Saturday, 8 July 2017

All the Light We Cannot See ~ Anthony Doerr

The further we move away from 1945, the easier it seems to view the horror of WWII from new perspectives.  Has it taken all this time for the world to consider the German side of the experience? It certainly seems that we have come a long way since the Leon Uris books of my youth, and those classic war films where every German was a villain, every liberator a hero. Well, Anthony Doerr certainly faces this stereotype head on in his Pulitzer Prize-winning novel 'All The Light We Cannot See'. We are presented with a young, blind, French girl, Marie-Laure LeBlanc - enchanting, perceptive and oh so vulnerable. Just as vulnerable is Werner Pfennig, a young German boy - clever, dutiful and brave. Both children suffer greatly because of the war; parents are lost as are homes, possessions and childhoods.  The whole movement of the book is based around their coming together - step by step, a gentle, inevitable progression.  And the novel seems to come down to this moment- their meeting - and on what the next generation have to say to each other, when the adults have made such a mess of things.
In truth, their meeting is crucial: if it goes badly, it'd spell curtains for future peace.  Luckily it is a success.  Is not this the most hopeful of moments?  Doesn't it foretell the inception of the European Union years later? That France and Germany can be such forgiving neighbours in 2017 - after twice facing each other down the barrel of a gun - still surprises me,  yet in Doerr's book, it all seems possible.  There are incredibly brutal acts perpetrated on both sides, and this book contains some of the most horrific I have ever read.  The suffering of German women on the arrival of the Russian troops, as described by Doerr, will haunt me forever.  He shirks from nothing - presenting us with the horror of war - experienced on all sides - because these stories must be told.

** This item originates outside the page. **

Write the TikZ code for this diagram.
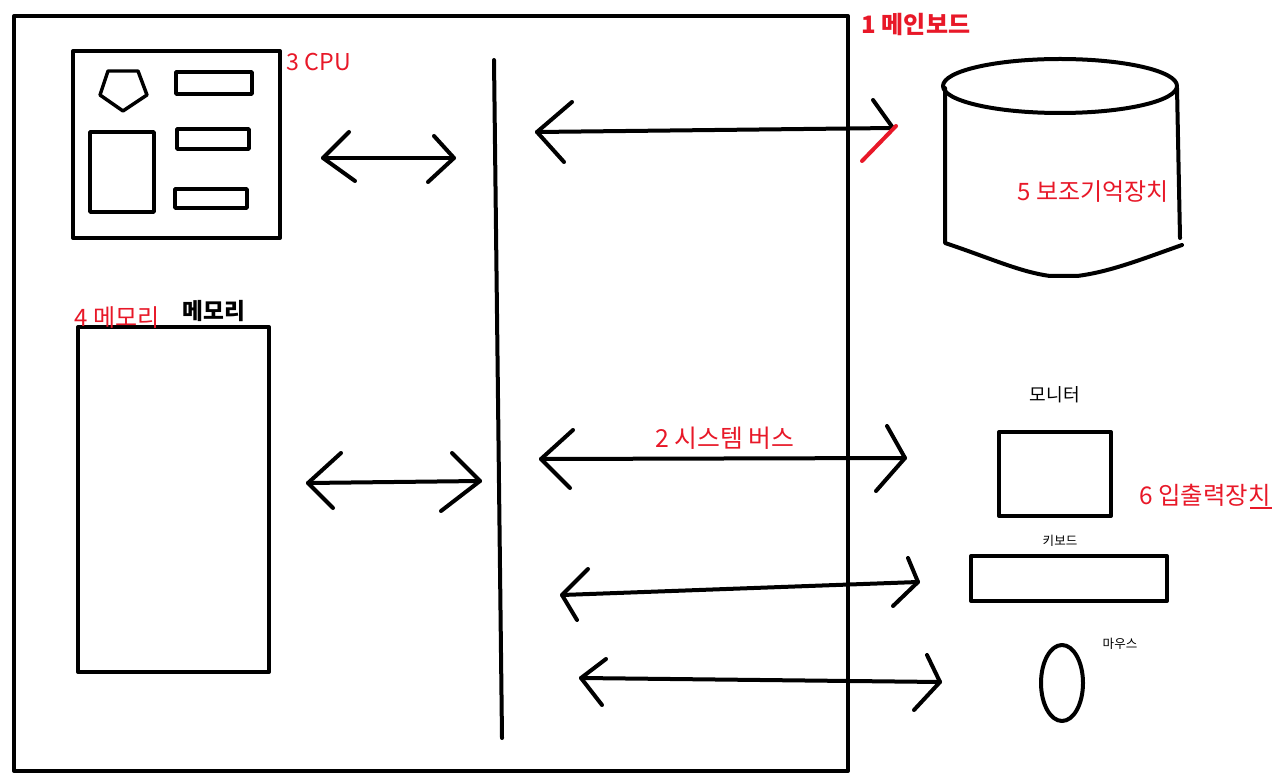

But this is just a story after all - and Doerr is a master teller of tales.  Page upon page of vibrant imagery, beautiful language and characters so real that they must have lived once... make this book one that will keep you just where Doerr wants you, while he re-programmes your mind and shines a light on the truth about WWII.  And it suddenly seems to me that Marie-Laure's is not the only blindness at the heart of this novel.  And if there is light - the light the we cannot see - well perhaps now is the time to face that light, that kindness, that hope... because after all... 1945 was such a long time ago.